For the produce industry, the battle has to be joined to achieve lower gross margins in produce, but in a different way than it has been in the past. All too many growers perceive lower prices as a supply-and-demand valve to be turned off in the short term – so if peaches are cheap, these growers want cheap prices to move current volumes.

Retailers have answered, correctly in most cases, that on most items, lower prices don’t necessarily translate into higher sales. There seem to be natural set-points that lead to maximum dollar sales. Besides, selling a lot more product is a lot more work for a store, and it is not sufficient for supermarket management to justify a lower price to just sell a little more; there have to be sufficient gross profit dollars to justify all the labor expended in boosting sales.

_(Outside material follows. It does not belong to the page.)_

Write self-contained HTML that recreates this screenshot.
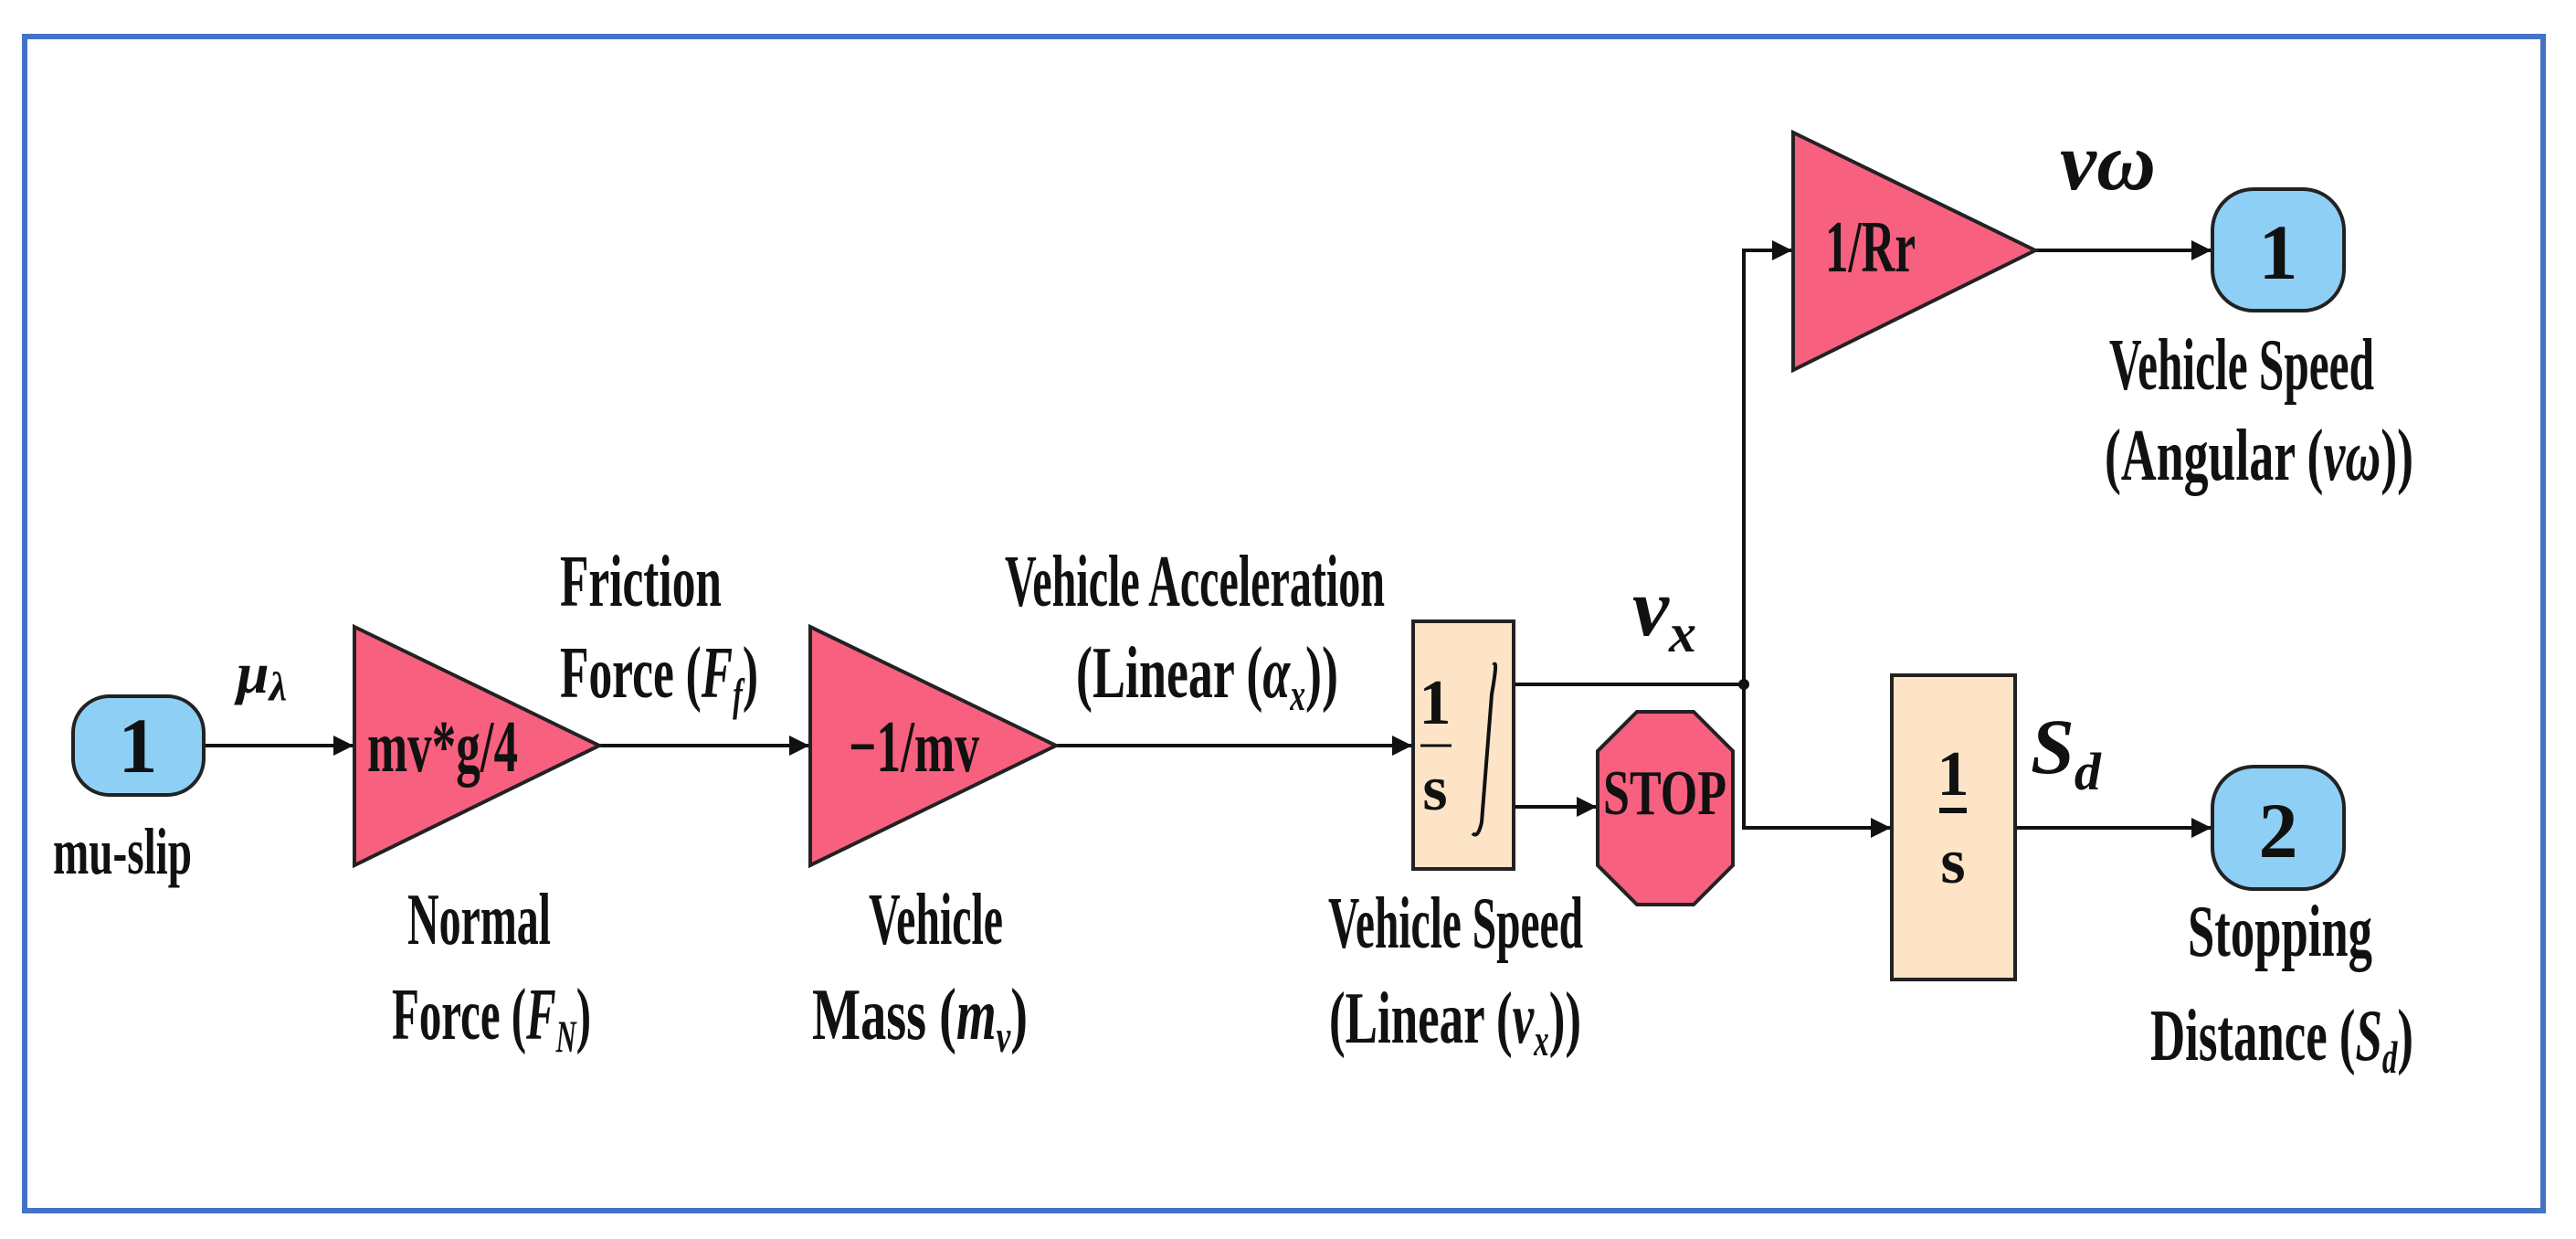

But these conflicting visions are completely short-term oriented. Over long periods of time, less expensive produce leads to a comparative advantage for produce over other foods – meats, snack foods, etc. It leads to changes in dietary habits.

The produce industry has to begin searching for pressure points to insist on lower retail margins on produce. One option is for growers to seek out e-retailers such as Webvan and make deals to blast produce margins down in particular markets. Consumer protection groups might start demanding assurances on this front when more mergers are proposed but not yet approved. Governmental bodies may get involved, as the public’s health is perceived to be hurt by chains’ pricing decisions.

Of course, all this could be headed off. A chain could just lower prices on produce and announce that to encourage healthy eating, it is going to accept lower margins in produce. Since produce is a high-draw area, it might even boost customer count. It certainly would boost the public image of a chain as one that prices in such a way as to contribute to its customers’ good health.